Take the lines from the head of the listing through the one bearing "d'eau siphon 1" and copy them exactly, leaving every picture out.

--- START OF PROVIDED MATERIAL ---

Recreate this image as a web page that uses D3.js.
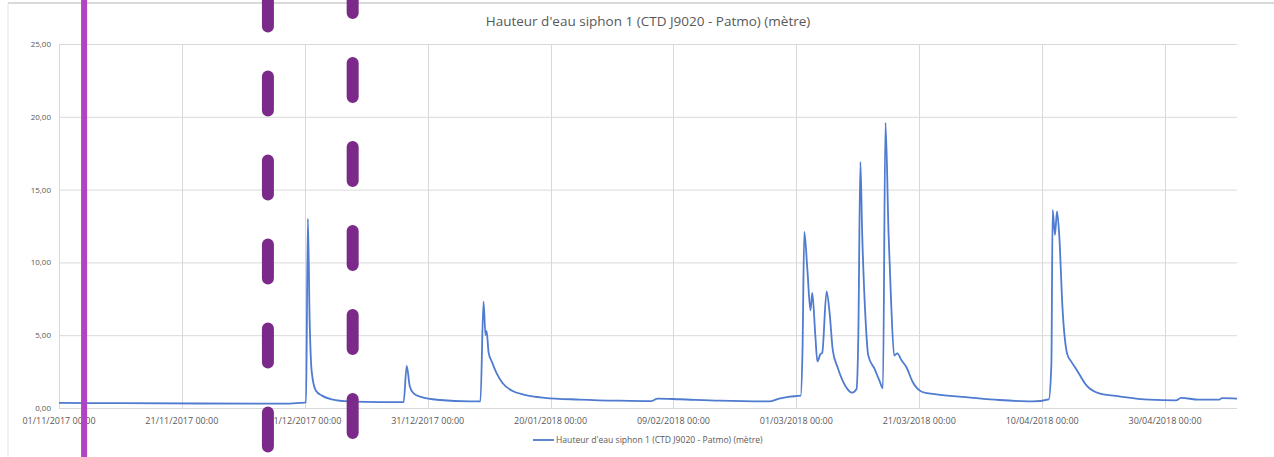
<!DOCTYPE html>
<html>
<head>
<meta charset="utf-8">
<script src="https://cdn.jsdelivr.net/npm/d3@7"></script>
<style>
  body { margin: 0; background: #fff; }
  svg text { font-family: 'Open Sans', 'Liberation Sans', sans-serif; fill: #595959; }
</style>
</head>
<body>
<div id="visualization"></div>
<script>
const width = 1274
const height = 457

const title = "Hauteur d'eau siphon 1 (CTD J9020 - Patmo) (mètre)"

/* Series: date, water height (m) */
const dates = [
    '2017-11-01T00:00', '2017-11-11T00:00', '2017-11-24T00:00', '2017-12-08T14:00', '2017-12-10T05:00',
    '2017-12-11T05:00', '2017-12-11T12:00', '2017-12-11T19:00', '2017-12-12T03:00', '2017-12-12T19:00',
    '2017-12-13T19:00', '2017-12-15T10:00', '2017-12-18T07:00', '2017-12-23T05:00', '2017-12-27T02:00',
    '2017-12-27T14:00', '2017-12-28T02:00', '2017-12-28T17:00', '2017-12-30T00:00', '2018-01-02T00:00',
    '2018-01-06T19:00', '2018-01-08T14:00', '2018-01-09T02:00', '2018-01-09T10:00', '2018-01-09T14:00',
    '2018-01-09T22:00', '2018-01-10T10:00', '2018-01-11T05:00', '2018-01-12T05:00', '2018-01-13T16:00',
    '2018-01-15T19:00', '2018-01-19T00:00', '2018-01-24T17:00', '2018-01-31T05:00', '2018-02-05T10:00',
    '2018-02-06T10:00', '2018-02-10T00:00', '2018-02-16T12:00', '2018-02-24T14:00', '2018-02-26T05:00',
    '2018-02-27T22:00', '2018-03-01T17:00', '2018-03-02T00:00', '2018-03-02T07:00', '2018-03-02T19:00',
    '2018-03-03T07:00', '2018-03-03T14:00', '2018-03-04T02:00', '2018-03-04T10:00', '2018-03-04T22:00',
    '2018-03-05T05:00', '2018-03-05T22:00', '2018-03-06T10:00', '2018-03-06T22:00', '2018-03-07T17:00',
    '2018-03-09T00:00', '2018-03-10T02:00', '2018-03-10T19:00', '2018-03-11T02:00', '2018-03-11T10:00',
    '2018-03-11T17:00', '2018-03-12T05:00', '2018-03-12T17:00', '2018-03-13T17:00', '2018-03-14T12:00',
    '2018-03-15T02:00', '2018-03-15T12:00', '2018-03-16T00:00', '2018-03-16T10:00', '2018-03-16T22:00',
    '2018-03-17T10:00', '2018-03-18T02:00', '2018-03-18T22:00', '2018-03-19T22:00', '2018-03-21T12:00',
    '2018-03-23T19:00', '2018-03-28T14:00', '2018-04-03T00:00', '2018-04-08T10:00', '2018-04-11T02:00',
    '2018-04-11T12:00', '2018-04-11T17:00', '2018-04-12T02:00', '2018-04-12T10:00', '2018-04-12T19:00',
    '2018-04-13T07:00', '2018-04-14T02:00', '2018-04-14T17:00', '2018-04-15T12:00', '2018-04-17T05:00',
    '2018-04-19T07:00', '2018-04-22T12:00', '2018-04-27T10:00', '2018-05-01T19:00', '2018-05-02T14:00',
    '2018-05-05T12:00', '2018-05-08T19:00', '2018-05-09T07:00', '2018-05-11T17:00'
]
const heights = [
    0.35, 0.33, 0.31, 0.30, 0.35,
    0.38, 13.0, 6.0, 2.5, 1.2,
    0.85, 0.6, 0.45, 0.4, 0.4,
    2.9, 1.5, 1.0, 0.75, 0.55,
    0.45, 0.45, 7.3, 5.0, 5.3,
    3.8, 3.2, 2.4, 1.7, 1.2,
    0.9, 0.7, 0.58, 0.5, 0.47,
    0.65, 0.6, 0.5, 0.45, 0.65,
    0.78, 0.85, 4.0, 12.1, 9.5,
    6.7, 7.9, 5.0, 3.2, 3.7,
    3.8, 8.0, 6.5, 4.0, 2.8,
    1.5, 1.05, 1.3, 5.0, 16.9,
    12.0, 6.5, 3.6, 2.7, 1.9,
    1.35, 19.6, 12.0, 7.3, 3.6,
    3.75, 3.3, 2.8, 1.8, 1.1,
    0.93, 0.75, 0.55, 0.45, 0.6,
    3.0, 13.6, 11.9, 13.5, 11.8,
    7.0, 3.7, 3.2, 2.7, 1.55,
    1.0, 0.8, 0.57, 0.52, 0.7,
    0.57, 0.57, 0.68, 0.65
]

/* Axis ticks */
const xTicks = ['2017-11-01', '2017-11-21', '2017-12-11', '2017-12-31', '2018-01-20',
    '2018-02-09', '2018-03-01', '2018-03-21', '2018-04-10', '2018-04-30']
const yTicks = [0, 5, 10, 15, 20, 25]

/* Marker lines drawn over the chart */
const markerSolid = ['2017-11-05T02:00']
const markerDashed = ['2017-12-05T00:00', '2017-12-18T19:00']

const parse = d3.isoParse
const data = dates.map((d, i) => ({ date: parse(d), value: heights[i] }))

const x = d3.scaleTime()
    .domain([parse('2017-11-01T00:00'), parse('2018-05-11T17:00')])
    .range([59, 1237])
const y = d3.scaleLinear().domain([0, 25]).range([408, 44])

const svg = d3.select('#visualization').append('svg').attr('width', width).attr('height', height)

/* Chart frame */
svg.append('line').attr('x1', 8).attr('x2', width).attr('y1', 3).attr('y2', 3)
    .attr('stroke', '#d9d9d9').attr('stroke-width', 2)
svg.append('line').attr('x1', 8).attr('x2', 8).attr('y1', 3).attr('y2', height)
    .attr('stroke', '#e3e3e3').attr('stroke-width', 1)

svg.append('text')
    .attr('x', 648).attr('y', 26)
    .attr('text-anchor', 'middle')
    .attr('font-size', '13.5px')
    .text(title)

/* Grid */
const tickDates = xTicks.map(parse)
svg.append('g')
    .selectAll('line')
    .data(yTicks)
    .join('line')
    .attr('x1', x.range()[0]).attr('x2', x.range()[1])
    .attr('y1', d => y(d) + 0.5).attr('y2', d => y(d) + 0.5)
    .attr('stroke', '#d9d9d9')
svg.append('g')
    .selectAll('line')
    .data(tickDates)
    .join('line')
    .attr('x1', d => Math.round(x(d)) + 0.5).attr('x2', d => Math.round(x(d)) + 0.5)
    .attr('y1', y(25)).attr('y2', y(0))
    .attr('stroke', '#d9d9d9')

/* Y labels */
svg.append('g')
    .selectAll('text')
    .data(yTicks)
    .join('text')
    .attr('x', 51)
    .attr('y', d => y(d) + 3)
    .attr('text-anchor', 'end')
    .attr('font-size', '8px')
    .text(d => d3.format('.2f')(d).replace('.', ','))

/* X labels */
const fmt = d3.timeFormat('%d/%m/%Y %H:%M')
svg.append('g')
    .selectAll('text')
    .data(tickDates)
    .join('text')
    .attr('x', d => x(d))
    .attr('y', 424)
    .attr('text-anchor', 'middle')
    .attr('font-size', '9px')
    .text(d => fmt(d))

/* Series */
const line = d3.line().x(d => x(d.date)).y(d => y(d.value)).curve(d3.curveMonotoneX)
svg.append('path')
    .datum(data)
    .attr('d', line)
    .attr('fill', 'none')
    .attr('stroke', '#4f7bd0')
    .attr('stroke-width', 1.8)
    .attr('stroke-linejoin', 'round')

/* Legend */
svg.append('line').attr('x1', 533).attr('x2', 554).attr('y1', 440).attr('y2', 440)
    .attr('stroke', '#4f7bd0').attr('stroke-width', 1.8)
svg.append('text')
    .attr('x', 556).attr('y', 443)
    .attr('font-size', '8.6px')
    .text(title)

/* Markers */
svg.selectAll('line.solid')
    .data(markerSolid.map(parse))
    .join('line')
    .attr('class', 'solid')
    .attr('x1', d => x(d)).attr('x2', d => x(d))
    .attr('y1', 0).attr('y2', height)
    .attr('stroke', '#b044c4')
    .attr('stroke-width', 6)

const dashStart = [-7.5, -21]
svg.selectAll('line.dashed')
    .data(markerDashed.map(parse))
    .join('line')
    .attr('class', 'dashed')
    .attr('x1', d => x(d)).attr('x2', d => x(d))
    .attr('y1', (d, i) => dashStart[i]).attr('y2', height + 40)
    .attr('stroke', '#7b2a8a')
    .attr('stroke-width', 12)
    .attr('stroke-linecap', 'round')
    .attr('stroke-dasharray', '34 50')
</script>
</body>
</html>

--- END OF PROVIDED MATERIAL ---

→ RESPONSE:
Recreate this image as a web page that uses D3.js.
<!DOCTYPE html>
<html>
<head>
<meta charset="utf-8">
<script src="https://cdn.jsdelivr.net/npm/d3@7"></script>
<style>
  body { margin: 0; background: #fff; }
  svg text { font-family: 'Open Sans', 'Liberation Sans', sans-serif; fill: #595959; }
</style>
</head>
<body>
<div id="visualization"></div>
<script>
const width = 1274
const height = 457

const title = "Hauteur d'eau siphon 1 (CTD J9020 - Patmo) (mètre)"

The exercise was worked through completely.